**Written task**
Would it be possible to write out each entry below exactly, without the pictures?

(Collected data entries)
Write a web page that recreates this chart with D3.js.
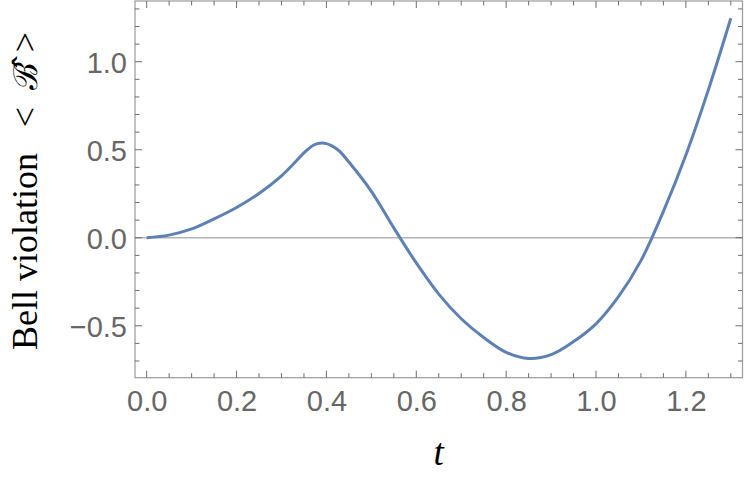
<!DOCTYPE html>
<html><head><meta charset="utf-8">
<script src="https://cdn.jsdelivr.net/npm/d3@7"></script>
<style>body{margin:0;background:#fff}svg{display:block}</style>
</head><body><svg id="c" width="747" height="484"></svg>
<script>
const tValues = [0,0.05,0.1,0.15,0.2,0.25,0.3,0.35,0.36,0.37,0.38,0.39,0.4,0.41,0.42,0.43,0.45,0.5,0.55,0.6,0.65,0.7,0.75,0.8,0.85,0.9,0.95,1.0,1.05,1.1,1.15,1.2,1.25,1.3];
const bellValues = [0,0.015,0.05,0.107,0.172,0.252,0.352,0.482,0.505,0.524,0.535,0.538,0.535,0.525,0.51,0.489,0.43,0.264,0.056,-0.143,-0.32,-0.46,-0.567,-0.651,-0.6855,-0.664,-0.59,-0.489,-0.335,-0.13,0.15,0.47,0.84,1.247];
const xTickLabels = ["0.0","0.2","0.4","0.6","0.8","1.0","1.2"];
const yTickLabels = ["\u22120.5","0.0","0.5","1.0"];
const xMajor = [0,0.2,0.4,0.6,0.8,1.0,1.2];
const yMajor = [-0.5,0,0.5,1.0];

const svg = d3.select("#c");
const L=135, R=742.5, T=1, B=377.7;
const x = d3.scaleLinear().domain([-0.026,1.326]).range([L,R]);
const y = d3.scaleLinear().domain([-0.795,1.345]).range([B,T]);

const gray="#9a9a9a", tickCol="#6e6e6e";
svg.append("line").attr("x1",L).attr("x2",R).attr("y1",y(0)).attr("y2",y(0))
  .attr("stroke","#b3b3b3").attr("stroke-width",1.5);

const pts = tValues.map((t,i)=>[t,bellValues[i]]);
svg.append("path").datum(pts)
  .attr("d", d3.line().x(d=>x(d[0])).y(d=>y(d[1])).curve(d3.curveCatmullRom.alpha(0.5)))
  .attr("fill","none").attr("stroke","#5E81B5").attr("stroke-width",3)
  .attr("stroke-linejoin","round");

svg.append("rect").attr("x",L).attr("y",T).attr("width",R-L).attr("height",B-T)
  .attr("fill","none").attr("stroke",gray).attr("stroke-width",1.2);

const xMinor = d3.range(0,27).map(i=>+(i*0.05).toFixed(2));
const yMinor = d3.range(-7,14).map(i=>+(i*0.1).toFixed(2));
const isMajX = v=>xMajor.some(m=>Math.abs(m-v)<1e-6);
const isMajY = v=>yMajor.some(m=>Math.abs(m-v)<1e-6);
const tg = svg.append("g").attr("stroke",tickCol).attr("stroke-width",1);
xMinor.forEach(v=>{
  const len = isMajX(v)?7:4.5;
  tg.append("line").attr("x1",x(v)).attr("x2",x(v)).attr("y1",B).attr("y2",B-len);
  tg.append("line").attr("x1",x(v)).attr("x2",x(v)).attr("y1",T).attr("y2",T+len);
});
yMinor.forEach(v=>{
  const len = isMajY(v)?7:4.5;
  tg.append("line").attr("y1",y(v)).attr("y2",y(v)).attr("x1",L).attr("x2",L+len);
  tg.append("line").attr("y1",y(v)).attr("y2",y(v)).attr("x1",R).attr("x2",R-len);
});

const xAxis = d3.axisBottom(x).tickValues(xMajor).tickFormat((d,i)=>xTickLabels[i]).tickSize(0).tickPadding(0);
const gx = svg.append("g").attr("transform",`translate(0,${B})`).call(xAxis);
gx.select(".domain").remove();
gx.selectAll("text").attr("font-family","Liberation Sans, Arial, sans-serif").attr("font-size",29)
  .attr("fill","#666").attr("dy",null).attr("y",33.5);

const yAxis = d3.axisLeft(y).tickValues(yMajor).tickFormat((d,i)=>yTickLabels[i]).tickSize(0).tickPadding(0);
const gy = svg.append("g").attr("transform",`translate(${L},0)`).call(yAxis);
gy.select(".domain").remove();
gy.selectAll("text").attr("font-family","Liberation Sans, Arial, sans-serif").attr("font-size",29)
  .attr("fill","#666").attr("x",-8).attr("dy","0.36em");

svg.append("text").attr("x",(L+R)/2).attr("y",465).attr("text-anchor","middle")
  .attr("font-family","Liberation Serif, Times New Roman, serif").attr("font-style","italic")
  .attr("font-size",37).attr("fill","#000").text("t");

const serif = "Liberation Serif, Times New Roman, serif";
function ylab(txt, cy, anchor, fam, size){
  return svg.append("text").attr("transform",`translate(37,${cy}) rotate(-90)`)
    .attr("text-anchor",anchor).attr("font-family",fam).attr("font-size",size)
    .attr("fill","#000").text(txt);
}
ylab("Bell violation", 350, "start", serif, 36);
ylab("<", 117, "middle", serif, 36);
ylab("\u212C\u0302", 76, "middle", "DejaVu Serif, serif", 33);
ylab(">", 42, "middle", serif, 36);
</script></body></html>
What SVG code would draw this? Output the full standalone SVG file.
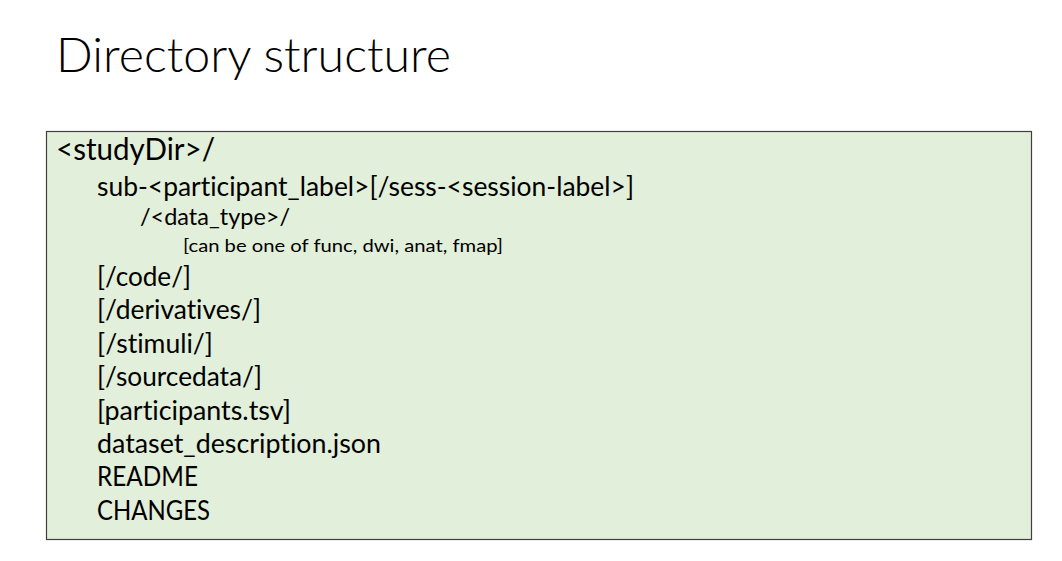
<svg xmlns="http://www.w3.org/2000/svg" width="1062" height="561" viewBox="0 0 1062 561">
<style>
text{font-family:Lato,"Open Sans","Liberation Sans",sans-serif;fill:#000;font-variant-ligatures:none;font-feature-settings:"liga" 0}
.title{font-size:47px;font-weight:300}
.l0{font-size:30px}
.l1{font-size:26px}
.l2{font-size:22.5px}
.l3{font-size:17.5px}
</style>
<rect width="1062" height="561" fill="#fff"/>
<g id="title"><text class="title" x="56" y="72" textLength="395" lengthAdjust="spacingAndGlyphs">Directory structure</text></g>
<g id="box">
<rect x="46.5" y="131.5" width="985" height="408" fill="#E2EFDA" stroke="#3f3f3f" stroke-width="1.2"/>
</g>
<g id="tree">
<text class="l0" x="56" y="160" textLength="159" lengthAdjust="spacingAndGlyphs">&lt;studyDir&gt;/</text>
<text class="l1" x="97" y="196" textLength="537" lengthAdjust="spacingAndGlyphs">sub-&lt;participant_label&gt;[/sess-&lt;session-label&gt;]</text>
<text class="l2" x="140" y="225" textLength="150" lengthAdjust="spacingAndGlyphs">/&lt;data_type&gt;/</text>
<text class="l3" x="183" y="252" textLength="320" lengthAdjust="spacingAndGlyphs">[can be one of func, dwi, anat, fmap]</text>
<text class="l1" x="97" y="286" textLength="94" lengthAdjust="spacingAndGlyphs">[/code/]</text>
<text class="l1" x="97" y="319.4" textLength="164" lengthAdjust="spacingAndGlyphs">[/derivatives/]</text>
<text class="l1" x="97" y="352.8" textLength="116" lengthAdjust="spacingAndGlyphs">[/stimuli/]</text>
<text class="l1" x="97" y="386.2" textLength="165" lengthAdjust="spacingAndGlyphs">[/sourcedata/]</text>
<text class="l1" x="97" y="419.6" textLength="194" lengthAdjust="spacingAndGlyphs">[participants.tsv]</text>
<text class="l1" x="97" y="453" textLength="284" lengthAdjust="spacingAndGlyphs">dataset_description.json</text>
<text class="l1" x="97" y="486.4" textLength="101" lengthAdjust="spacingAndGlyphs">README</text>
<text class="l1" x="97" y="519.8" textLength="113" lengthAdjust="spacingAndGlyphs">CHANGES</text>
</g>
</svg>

**Final result**
Write a web page that recreates this chart with D3.js.
<!DOCTYPE html>
<html><head><meta charset="utf-8">
<script src="https://cdn.jsdelivr.net/npm/d3@7"></script>
<style>body{margin:0;background:#fff}svg{display:block}</style>
</head><body><svg id="c" width="747" height="484"></svg>
<script>
const tValues = [0,0.05,0.1,0.15,0.2,0.25,0.3,0.35,0.36,0.37,0.38,0.39,0.4,0.41,0.42,0.43,0.45,0.5,0.55,0.6,0.65,0.7,0.75,0.8,0.85,0.9,0.95,1.0,1.05,1.1,1.15,1.2,1.25,1.3];
const bellValues = [0,0.015,0.05,0.107,0.172,0.252,0.352,0.482,0.505,0.524,0.535,0.538,0.535,0.525,0.51,0.489,0.43,0.264,0.056,-0.143,-0.32,-0.46,-0.567,-0.651,-0.6855,-0.664,-0.59,-0.489,-0.335,-0.13,0.15,0.47,0.84,1.247];
const xTickLabels = ["0.0","0.2","0.4","0.6","0.8","1.0","1.2"];
const yTickLabels = ["\u22120.5","0.0","0.5","1.0"];
const xMajor = [0,0.2,0.4,0.6,0.8,1.0,1.2];
const yMajor = [-0.5,0,0.5,1.0];

const svg = d3.select("#c");
const L=135, R=742.5, T=1, B=377.7;
const x = d3.scaleLinear().domain([-0.026,1.326]).range([L,R]);
const y = d3.scaleLinear().domain([-0.795,1.345]).range([B,T]);

const gray="#9a9a9a", tickCol="#6e6e6e";
svg.append("line").attr("x1",L).attr("x2",R).attr("y1",y(0)).attr("y2",y(0))
  .attr("stroke","#b3b3b3").attr("stroke-width",1.5);

const pts = tValues.map((t,i)=>[t,bellValues[i]]);
svg.append("path").datum(pts)
  .attr("d", d3.line().x(d=>x(d[0])).y(d=>y(d[1])).curve(d3.curveCatmullRom.alpha(0.5)))
  .attr("fill","none").attr("stroke","#5E81B5").attr("stroke-width",3)
  .attr("stroke-linejoin","round");

svg.append("rect").attr("x",L).attr("y",T).attr("width",R-L).attr("height",B-T)
  .attr("fill","none").attr("stroke",gray).attr("stroke-width",1.2);

const xMinor = d3.range(0,27).map(i=>+(i*0.05).toFixed(2));
const yMinor = d3.range(-7,14).map(i=>+(i*0.1).toFixed(2));
const isMajX = v=>xMajor.some(m=>Math.abs(m-v)<1e-6);
const isMajY = v=>yMajor.some(m=>Math.abs(m-v)<1e-6);
const tg = svg.append("g").attr("stroke",tickCol).attr("stroke-width",1);
xMinor.forEach(v=>{
  const len = isMajX(v)?7:4.5;
  tg.append("line").attr("x1",x(v)).attr("x2",x(v)).attr("y1",B).attr("y2",B-len);
  tg.append("line").attr("x1",x(v)).attr("x2",x(v)).attr("y1",T).attr("y2",T+len);
});
yMinor.forEach(v=>{
  const len = isMajY(v)?7:4.5;
  tg.append("line").attr("y1",y(v)).attr("y2",y(v)).attr("x1",L).attr("x2",L+len);
  tg.append("line").attr("y1",y(v)).attr("y2",y(v)).attr("x1",R).attr("x2",R-len);
});

const xAxis = d3.axisBottom(x).tickValues(xMajor).tickFormat((d,i)=>xTickLabels[i]).tickSize(0).tickPadding(0);
const gx = svg.append("g").attr("transform",`translate(0,${B})`).call(xAxis);
gx.select(".domain").remove();
gx.selectAll("text").attr("font-family","Liberation Sans, Arial, sans-serif").attr("font-size",29)
  .attr("fill","#666").attr("dy",null).attr("y",33.5);

const yAxis = d3.axisLeft(y).tickValues(yMajor).tickFormat((d,i)=>yTickLabels[i]).tickSize(0).tickPadding(0);
const gy = svg.append("g").attr("transform",`translate(${L},0)`).call(yAxis);
gy.select(".domain").remove();
gy.selectAll("text").attr("font-family","Liberation Sans, Arial, sans-serif").attr("font-size",29)
  .attr("fill","#666").attr("x",-8).attr("dy","0.36em");

svg.append("text").attr("x",(L+R)/2).attr("y",465).attr("text-anchor","middle")
  .attr("font-family","Liberation Serif, Times New Roman, serif").attr("font-style","italic")
  .attr("font-size",37).attr("fill","#000").text("t");

const serif = "Liberation Serif, Times New Roman, serif";
function ylab(txt, cy, anchor, fam, size){
  return svg.append("text").attr("transform",`translate(37,${cy}) rotate(-90)`)
    .attr("text-anchor",anchor).attr("font-family",fam).attr("font-size",size)
    .attr("fill","#000").text(txt);
}
ylab("Bell violation", 350, "start", serif, 36);
ylab("<", 117, "middle", serif, 36);
ylab("\u212C\u0302", 76, "middle", "DejaVu Serif, serif", 33);
ylab(">", 42, "middle", serif, 36);
</script></body></html>
What SVG code would draw this? Output the full standalone SVG file.
<svg xmlns="http://www.w3.org/2000/svg" width="1062" height="561" viewBox="0 0 1062 561">
<style>
text{font-family:Lato,"Open Sans","Liberation Sans",sans-serif;fill:#000;font-variant-ligatures:none;font-feature-settings:"liga" 0}
.title{font-size:47px;font-weight:300}
.l0{font-size:30px}
.l1{font-size:26px}
.l2{font-size:22.5px}
.l3{font-size:17.5px}
</style>
<rect width="1062" height="561" fill="#fff"/>
<g id="title"><text class="title" x="56" y="72" textLength="395" lengthAdjust="spacingAndGlyphs">Directory structure</text></g>
<g id="box">
<rect x="46.5" y="131.5" width="985" height="408" fill="#E2EFDA" stroke="#3f3f3f" stroke-width="1.2"/>
</g>
<g id="tree">
<text class="l0" x="56" y="160" textLength="159" lengthAdjust="spacingAndGlyphs">&lt;studyDir&gt;/</text>
<text class="l1" x="97" y="196" textLength="537" lengthAdjust="spacingAndGlyphs">sub-&lt;participant_label&gt;[/sess-&lt;session-label&gt;]</text>
<text class="l2" x="140" y="225" textLength="150" lengthAdjust="spacingAndGlyphs">/&lt;data_type&gt;/</text>
<text class="l3" x="183" y="252" textLength="320" lengthAdjust="spacingAndGlyphs">[can be one of func, dwi, anat, fmap]</text>
<text class="l1" x="97" y="286" textLength="94" lengthAdjust="spacingAndGlyphs">[/code/]</text>
<text class="l1" x="97" y="319.4" textLength="164" lengthAdjust="spacingAndGlyphs">[/derivatives/]</text>
<text class="l1" x="97" y="352.8" textLength="116" lengthAdjust="spacingAndGlyphs">[/stimuli/]</text>
<text class="l1" x="97" y="386.2" textLength="165" lengthAdjust="spacingAndGlyphs">[/sourcedata/]</text>
<text class="l1" x="97" y="419.6" textLength="194" lengthAdjust="spacingAndGlyphs">[participants.tsv]</text>
<text class="l1" x="97" y="453" textLength="284" lengthAdjust="spacingAndGlyphs">dataset_description.json</text>
<text class="l1" x="97" y="486.4" textLength="101" lengthAdjust="spacingAndGlyphs">README</text>
<text class="l1" x="97" y="519.8" textLength="113" lengthAdjust="spacingAndGlyphs">CHANGES</text>
</g>
</svg>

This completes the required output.